Penyidikan Akan Dikembangkan ke Pihak Lain

Saut memastikan bahwa penyidikan kasus ini akan terus dikembangkan untuk menelusuri keterlibatan pihak lain. Pasal yang disangkakan kepada Aswad adalah Pasal 2 ayat 1 atau Pasal 3 Undang-Undang Nomor 31 Tahun 1999 sebagaimana diubah dengan Undang-Undang Nomor 20 Tahun 2001 tentang Pemberantasan Tindak Pidana Korupsi juncto Pasal 55 ayat 1 ke-1 KUHP, yang mengindikasikan tindak pidana dilakukan bersama-sama.

“Jadi akan dikembangkan nantinya ‘dan kawan-kawan’ ke arah mana, siapa saja nanti, terus menimbulkan kerugian. Oleh sebab itu, analisis kerugian ini bisa lebih besar. Dikaitkan dengan bagaimana masalah transaksional di kabupaten itu terjadi. Memang ada sejarah panjang juga,” tegas Saut.

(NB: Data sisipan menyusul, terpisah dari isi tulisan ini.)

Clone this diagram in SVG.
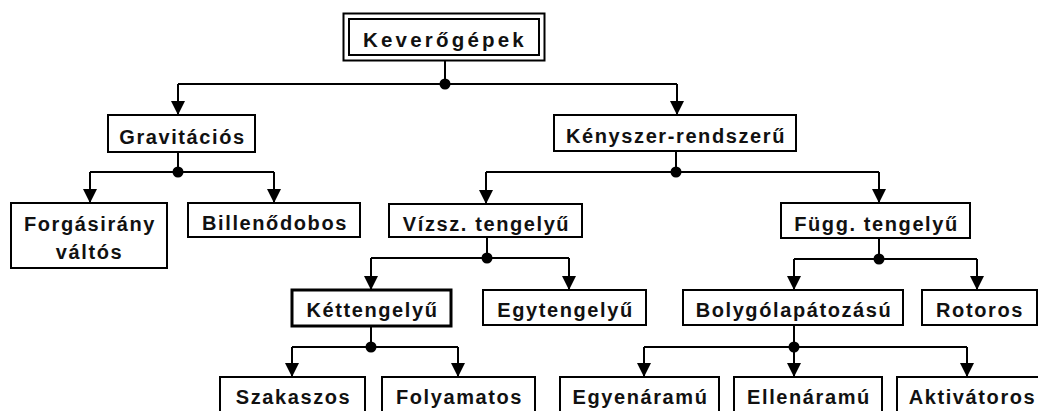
<svg xmlns="http://www.w3.org/2000/svg" width="1038" height="411" viewBox="0 0 1038 411">
<defs>
<marker id="ah" markerUnits="userSpaceOnUse" markerWidth="14" markerHeight="14" refX="14" refY="7" orient="auto">
<path d="M0,0 L14,7 L0,14 z" fill="#000"/>
</marker>
<style>
.box{fill:#fff;stroke:#000;stroke-width:2}
.thick{stroke-width:3}
.t{font-family:"Liberation Sans",Arial,sans-serif;font-weight:bold;font-size:20px;letter-spacing:1.6px;text-anchor:middle;fill:#111}
.tt{font-size:20.5px;letter-spacing:3.2px}
.c{fill:none;stroke:#000;stroke-width:2}
.a{fill:none;stroke:#000;stroke-width:2;marker-end:url(#ah)}
.d{fill:#000}
</style>
</defs>
<rect width="1038" height="411" fill="#fff"/>
<g id="connectors">
<path class="c" d="M445,61 V84 M178,84 H677"/>
<path class="a" d="M178,84 V115"/>
<path class="a" d="M677,84 V115"/>
<circle class="d" cx="445" cy="84" r="5.5"/>
<path class="c" d="M178,152 V172 M90,172 H274"/>
<path class="a" d="M90,172 V203"/>
<path class="a" d="M274,172 V203"/>
<circle class="d" cx="178" cy="172" r="5.5"/>
<path class="c" d="M676,151 V172 M486,172 H879"/>
<path class="a" d="M486,172 V204"/>
<path class="a" d="M879,172 V203"/>
<circle class="d" cx="676" cy="172" r="5.5"/>
<path class="c" d="M487,237 V258 M371,258 H569"/>
<path class="a" d="M371,258 V290"/>
<path class="a" d="M569,258 V290"/>
<circle class="d" cx="487" cy="258" r="5.5"/>
<path class="c" d="M879,238 V259 M794,259 H977"/>
<path class="a" d="M794,259 V290"/>
<path class="a" d="M977,259 V290"/>
<circle class="d" cx="879" cy="259" r="5.5"/>
<path class="c" d="M371,326 V347 M292,347 H458"/>
<path class="a" d="M292,347 V377"/>
<path class="a" d="M458,347 V377"/>
<circle class="d" cx="371" cy="347" r="5.5"/>
<path class="c" d="M794,325 V347 M644,347 H967"/>
<path class="a" d="M644,347 V377"/>
<path class="a" d="M794,347 V377"/>
<path class="a" d="M967,347 V377"/>
<circle class="d" cx="794" cy="347" r="5.5"/>
</g>
<g id="keverogepek">
<rect class="box" x="343.5" y="13.5" width="201" height="47" stroke-width="2.5"/>
<rect class="box" x="349" y="19" width="190" height="36"/>
<text class="t tt" x="445" y="47">Keverőgépek</text>
</g>
<g id="gravitacios">
<rect class="box" x="108" y="115" width="147" height="37"/>
<text class="t" x="182.5" y="143.5">Gravitációs</text>
</g>
<g id="kenyszer">
<rect class="box" x="554" y="115" width="242" height="36"/>
<text class="t" x="676" y="143">Kényszer-rendszerű</text>
</g>
<g id="forgasirany">
<rect class="box" x="11" y="203" width="156" height="65"/>
<text class="t" x="90" y="231">Forgásirány</text>
<text class="t" x="89.5" y="259">váltós</text>
</g>
<g id="billenodobos">
<rect class="box" x="188" y="203" width="172" height="34"/>
<text class="t" x="275" y="230">Billenődobos</text>
</g>
<g id="vizsz">
<rect class="box" x="389" y="204" width="193" height="33"/>
<text class="t" x="486.5" y="231">Vízsz. tengelyű</text>
</g>
<g id="fugg">
<rect class="box" x="781" y="203" width="189" height="35"/>
<text class="t" x="876.5" y="231">Függ. tengelyű</text>
</g>
<g id="kettengelyu">
<rect class="box thick" x="292" y="290" width="159" height="36"/>
<text class="t" x="372.5" y="317">Kéttengelyű</text>
</g>
<g id="egytengelyu">
<rect class="box" x="483" y="290" width="163" height="35"/>
<text class="t" x="565.5" y="317">Egytengelyű</text>
</g>
<g id="bolygo">
<rect class="box" x="683" y="290" width="220" height="35"/>
<text class="t" x="794" y="317">Bolygólapátozású</text>
</g>
<g id="rotoros">
<rect class="box" x="922" y="290" width="115" height="35"/>
<text class="t" x="980" y="317">Rotoros</text>
</g>
<g id="szakaszos">
<rect class="box" x="220" y="377" width="145" height="50"/>
<text class="t" x="293.5" y="404">Szakaszos</text>
</g>
<g id="folyamatos">
<rect class="box" x="382" y="377" width="153" height="50"/>
<text class="t" x="459.5" y="404">Folyamatos</text>
</g>
<g id="egyenaramu">
<rect class="box" x="560" y="377" width="159" height="50"/>
<text class="t" x="640.5" y="404">Egyenáramú</text>
</g>
<g id="ellenaramu">
<rect class="box" x="734" y="377" width="148" height="50"/>
<text class="t" x="809" y="404">Ellenáramú</text>
</g>
<g id="aktivatoros">
<rect class="box" x="897" y="377" width="150" height="50"/>
<text class="t" x="972.5" y="404">Aktivátoros</text>
</g>
</svg>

SP3 Diterbitkan karena Tidak Cukup Bukti

Terbaru, KPK mengumumkan telah menerbitkan Surat Perintah Penghentian Penyidikan (SP3) untuk kasus ini. Juru Bicara KPK, Budi Prasetyo, menyatakan bahwa penyidik tidak menemukan kecukupan bukti meskipun kasus ini telah berjalan lama dan melibatkan penetapan tersangka.

“Bahwa tempus perkaranya adalah 2009, dan setelah dilakukan pendalaman pada tahap penyidikan tidak ditemukan kecukupan bukti,” ujar Budi kepada wartawan pada Jumat, 26 Desember 2025.

Menurut Budi, SP3 diterbitkan untuk memberikan kepastian hukum kepada pihak-pihak terkait. KPK juga menyatakan tetap terbuka jika ada informasi lebih lanjut mengenai kasus ini.

“Sehingga KPK menerbitkan SP3 untuk memberikan kepastian hukum kepada pihak-pihak terkait. Kami terbuka, jika masyarakat memiliki kebaruan informasi yang terkait dengan perkara ini untuk dapat menyampaikannya kepada KPK,” tuturnya.

Penerbitan SP3 oleh KPK dimungkinkan setelah revisi Undang-Undang KPK pada tahun 2019, yang tertera dalam Pasal 40 UU Nomor 19 Tahun 2019 tentang Perubahan Ketiga atas Undang-Undang Nomor 30 Tahun 2002 tentang Komisi Pemberantasan Tindak Pidana Korupsi.